Implikationen und offene Fragen

Die Erkenntnis, dass das Universum höchstwahrscheinlich flach ist, hat wichtige Implikationen für unsere kosmologischen Modelle. Sie stützt die Inflationstheorie, die besagt, dass das Universum in seinen frühesten Stadien eine Phase extrem schneller Expansion durchlaufen hat, wodurch jegliche anfängliche Krümmung quasi “ausgebügelt” wurde.

Dennoch bleiben offene Fragen bestehen:

  • Was verursacht die Dunkle Energie? Ein flaches Universum erfordert, dass die Gesamtenergie und -materie des Universums genau der kritischen Dichte entspricht. Da die sichtbare Materie nur einen kleinen Teil dieser Dichte ausmacht, müssen Dunkle Materie und Dunkle Energie den größten Teil beitragen. Die Natur der Dunklen Energie ist jedoch eines der größten Rätsel der modernen Kosmologie.

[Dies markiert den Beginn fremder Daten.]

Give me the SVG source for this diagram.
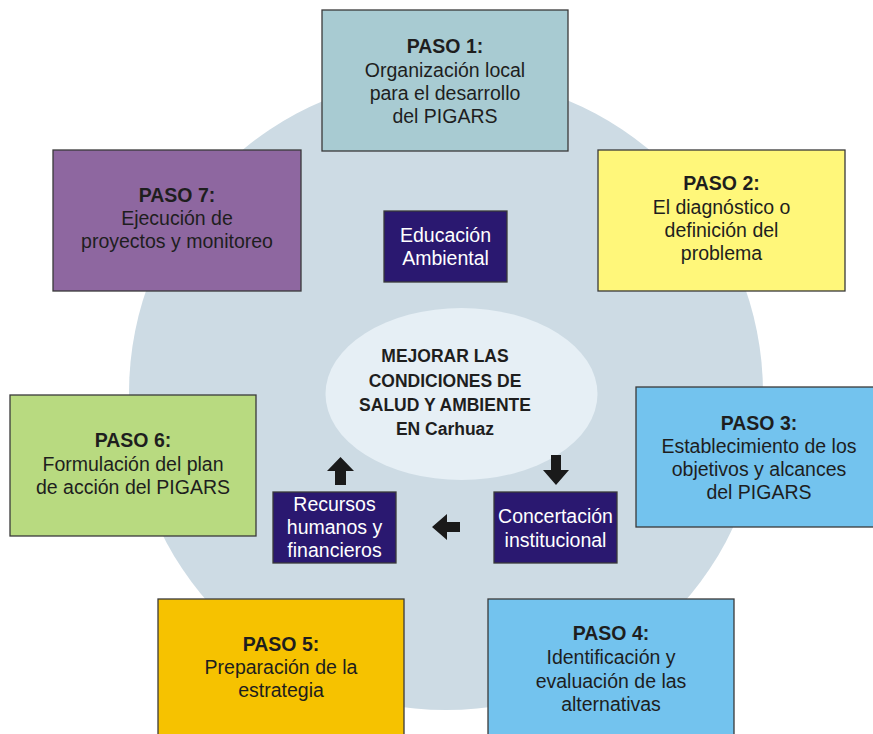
<svg xmlns="http://www.w3.org/2000/svg" width="873" height="734" viewBox="0 0 873 734">
<style>
.box{stroke:#3a3a3a;stroke-width:1.3}
.dk{fill:#2a1870;stroke:#3a3a3a;stroke-width:1.3}
text{font-family:"Liberation Sans",Arial,sans-serif;font-size:19.5px;text-anchor:middle;fill:#1e1e1e}
.b{font-weight:bold}
.c{font-size:17.5px}
.w{fill:#ffffff}
.arr{fill:#1a1a1a}
</style>
<rect width="873" height="734" fill="#ffffff"/>
<circle cx="446" cy="393" r="317" fill="#cddbe4"/>
<g id="goal">
<ellipse cx="461.5" cy="394" rx="136" ry="86" fill="#e6eff5"/>
<text class="b c" x="445" y="362">MEJORAR LAS</text>
<text class="b c" x="445" y="387">CONDICIONES DE</text>
<text class="b c" x="445" y="411">SALUD Y AMBIENTE</text>
<text class="b c" x="445" y="435">EN Carhuaz</text>
</g>
<g id="paso1">
<rect class="box" x="322" y="10" width="246" height="141" fill="#a8cbd2"/>
<text class="b" x="445" y="53">PASO 1:</text>
<text x="445" y="77">Organización local</text>
<text x="445" y="100">para el desarrollo</text>
<text x="445" y="123">del PIGARS</text>
</g>
<g id="paso2">
<rect class="box" x="598" y="150" width="247" height="141" fill="#fff77a"/>
<text class="b" x="721.5" y="190">PASO 2:</text>
<text x="721.5" y="214">El diagnóstico o</text>
<text x="721.5" y="237">definición del</text>
<text x="721.5" y="260">problema</text>
</g>
<g id="paso3">
<rect class="box" x="636" y="387" width="246" height="140" fill="#73c3ee"/>
<text class="b" x="759" y="430">PASO 3:</text>
<text x="759" y="453">Establecimiento de los</text>
<text x="759" y="476">objetivos y alcances</text>
<text x="759" y="499">del PIGARS</text>
</g>
<g id="paso4">
<rect class="box" x="488" y="599" width="246" height="145" fill="#73c3ee"/>
<text class="b" x="611" y="640">PASO 4:</text>
<text x="611" y="664">Identificación y</text>
<text x="611" y="688">evaluación de las</text>
<text x="611" y="711">alternativas</text>
</g>
<g id="paso5">
<rect class="box" x="158" y="599" width="246" height="145" fill="#f6c200"/>
<text class="b" x="281" y="651">PASO 5:</text>
<text x="281" y="674">Preparación de la</text>
<text x="281" y="697">estrategia</text>
</g>
<g id="paso6">
<rect class="box" x="10" y="395" width="246" height="141" fill="#b8da80"/>
<text class="b" x="133" y="447">PASO 6:</text>
<text x="133" y="471">Formulación del plan</text>
<text x="133" y="494">de acción del PIGARS</text>
</g>
<g id="paso7">
<rect class="box" x="53" y="150" width="248" height="141" fill="#8e67a0"/>
<text class="b" x="177" y="202">PASO 7:</text>
<text x="177" y="225">Ejecución de</text>
<text x="177" y="248">proyectos y monitoreo</text>
</g>
<g id="educacion">
<rect class="dk" x="384" y="211" width="123" height="71"/>
<text class="w" x="445.5" y="242">Educación</text>
<text class="w" x="445.5" y="265">Ambiental</text>
</g>
<g id="recursos">
<rect class="dk" x="273" y="492" width="123" height="71"/>
<text class="w" x="334.5" y="511">Recursos</text>
<text class="w" x="334.5" y="534">humanos y</text>
<text class="w" x="334.5" y="557">financieros</text>
</g>
<g id="concertacion">
<rect class="dk" x="494" y="492" width="123" height="71"/>
<text class="w" x="555.5" y="523">Concertación</text>
<text class="w" x="555.5" y="547">institucional</text>
</g>
<g id="connectors">
<polygon class="arr" points="340.5,457 354,471 346,471 346,485 335,485 335,471 327,471"/>
<polygon class="arr" points="551,455 561,455 561,470 569,470 556,485 543,470 551,470"/>
<polygon class="arr" points="432,527 447,514 447,522 460,522 460,532 447,532 447,540"/>
</g>
</svg>
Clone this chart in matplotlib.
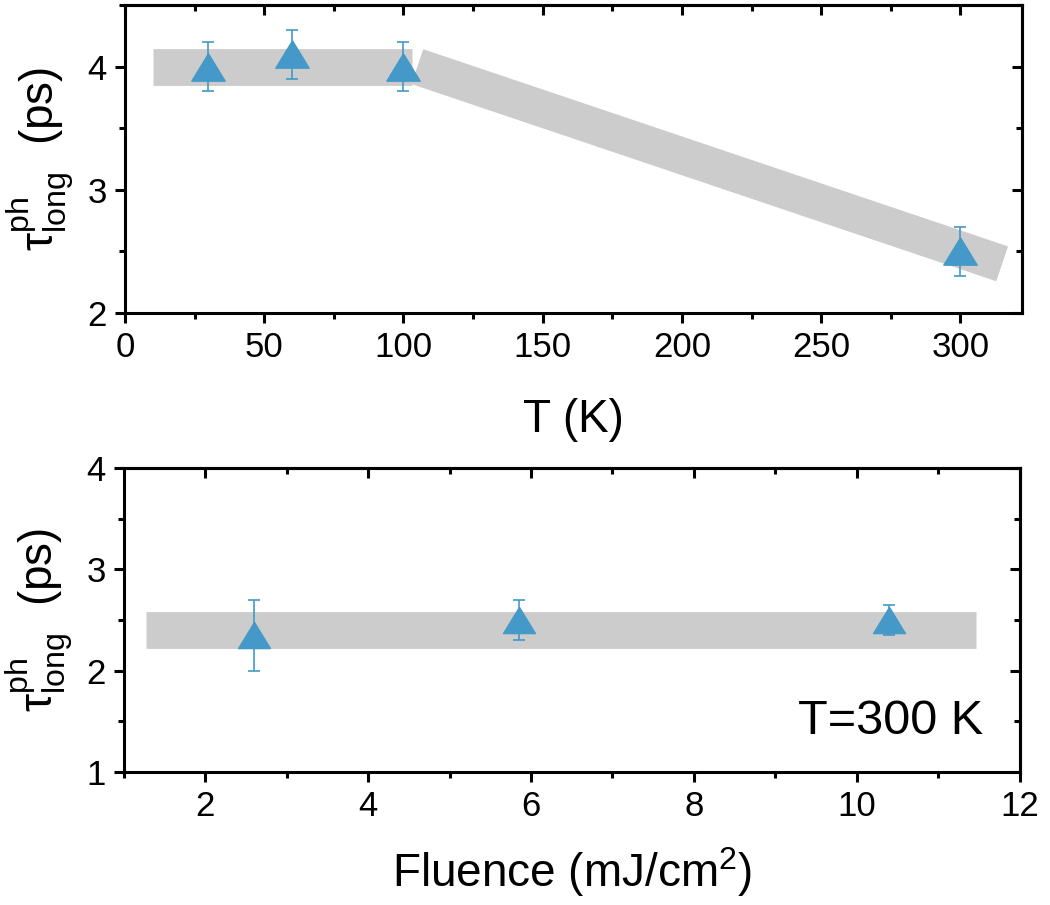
import numpy as np
import matplotlib
matplotlib.use("Agg")
import matplotlib.pyplot as plt
from matplotlib.ticker import MultipleLocator

plt.rcParams['font.family'] = ['Liberation Sans', 'DejaVu Sans']
plt.rcParams['mathtext.fontset'] = 'custom'
plt.rcParams['mathtext.rm'] = 'Liberation Sans'
plt.rcParams['mathtext.it'] = 'Liberation Sans'

# top panel: temperature dependence
temp_K = [30, 60, 100, 300]
tau_T = [4.0, 4.1, 4.0, 2.5]
tau_T_err = [0.2, 0.2, 0.2, 0.2]
# guide bands (x, y) - flat part and slope part
band_flat_x = [10, 103]
band_flat_y = [4.0, 4.0]
band_slope_x = [105, 315]
band_slope_y = [4.0, 2.4]

# bottom panel: fluence dependence at 300 K
fluence = [2.6, 5.85, 10.4]
tau_F = [2.35, 2.5, 2.5]
tau_F_err = [0.35, 0.2, 0.15]
band_F_x = [1.27, 11.46]
band_F_y = [2.4, 2.4]

BLUE = '#4499c8'
GRAY = '#cccccc'
YLAB = r'$\mathrm{\tau}^{\mathrm{ph}}_{\mathrm{long}}$  (ps)'
# squat triangle, a bit wider than tall
TRI = [(0, 0.82), (-1, -0.82), (1, -0.82), (0, 0.82)]

fig = plt.figure(figsize=(10.5, 9.05), dpi=100)
ax1 = fig.add_axes([0.119, 0.654, 0.854, 0.3405])
ax2 = fig.add_axes([0.118, 0.147, 0.853, 0.336])


def style(ax, xmaj, xmin, ymaj, ymin):
    for s in ax.spines.values():
        s.set_linewidth(2.2)
    ax.xaxis.set_major_locator(MultipleLocator(xmaj))
    ax.xaxis.set_minor_locator(MultipleLocator(xmin))
    ax.yaxis.set_major_locator(MultipleLocator(ymaj))
    ax.yaxis.set_minor_locator(MultipleLocator(ymin))
    ax.tick_params(which='major', direction='out', length=7, width=2.2, labelsize=25, pad=6)
    ax.tick_params(which='minor', direction='out', length=4, width=2.2)
    # mirrored ticks pointing inward on top and right
    top = ax.secondary_xaxis('top')
    right = ax.secondary_yaxis('right')
    top.xaxis.set_major_locator(MultipleLocator(xmaj))
    top.xaxis.set_minor_locator(MultipleLocator(xmin))
    right.yaxis.set_major_locator(MultipleLocator(ymaj))
    right.yaxis.set_minor_locator(MultipleLocator(ymin))
    for sec in (top, right):
        sec.tick_params(which='major', direction='in', length=7, width=2.2,
                        labeltop=False, labelright=False)
        sec.tick_params(which='minor', direction='in', length=4, width=2.2)
        for s in sec.spines.values():
            s.set_linewidth(2.2)


# top panel
ax1.plot(band_flat_x, band_flat_y, color=GRAY, lw=26.5, solid_capstyle='butt', zorder=1)
ax1.plot(band_slope_x, band_slope_y, color=GRAY, lw=26.5, solid_capstyle='butt', zorder=1)
ax1.errorbar(temp_K, tau_T, yerr=tau_T_err, fmt='none', ecolor=BLUE,
             elinewidth=1.2, capsize=4.5, capthick=1.2, zorder=2)
ax1.plot(temp_K, tau_T, ls='none', marker=TRI, ms=24, color=BLUE, zorder=3)
ax1.set_xlim(0, 322)
ax1.set_ylim(2, 4.5)
style(ax1, 50, 25, 1, 0.5)
ax1.set_xlabel('T (K)', fontsize=33, labelpad=24)
ax1.set_ylabel(YLAB, fontsize=33, labelpad=8)

# bottom panel
ax2.plot(band_F_x, band_F_y, color=GRAY, lw=26.5, solid_capstyle='butt', zorder=1)
ax2.errorbar(fluence, tau_F, yerr=tau_F_err, fmt='none', ecolor=BLUE,
             elinewidth=1.2, capsize=4.5, capthick=1.2, zorder=2)
ax2.plot(fluence, tau_F, ls='none', marker=TRI, ms=23, color=BLUE, zorder=3)
ax2.set_xlim(1, 12)
ax2.set_ylim(1, 4)
style(ax2, 2, 1, 1, 0.5)
ax2.set_xlabel('Fluence (mJ/cm$^{2}$)', fontsize=33, labelpad=16)
ax2.set_ylabel(YLAB, fontsize=33, labelpad=8)
ax2.text(11.55, 1.5, 'T=300 K', fontsize=35, ha='right', va='center')

fig.savefig('out.png', dpi=100)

  • Könnte es subtile Krümmungen geben, die wir noch nicht sehen? Obwohl die aktuellen Messungen sehr präzise sind, können wir nicht mit absoluter Sicherheit sagen, dass das Universum exakt flach ist. Es könnte subtile Krümmungen geben, die jenseits unserer aktuellen Messgenauigkeit liegen.

Fazit

Die Jagd nach der kosmischen Geometrie hat uns zu einer faszinierenden Erkenntnis geführt: Unser Universum ist höchstwahrscheinlich flach. Diese Erkenntnis stützt unser Verständnis der fundamentalen Gesetze des Kosmos und wirft gleichzeitig neue Fragen auf, die die Forschung in den kommenden Jahren und Jahrzehnten weiter antreiben werden. Die Vermessung des Universums ist ein fortlaufendes Abenteuer, das uns immer tiefer in die Geheimnisse des Kosmos eintauchen lässt.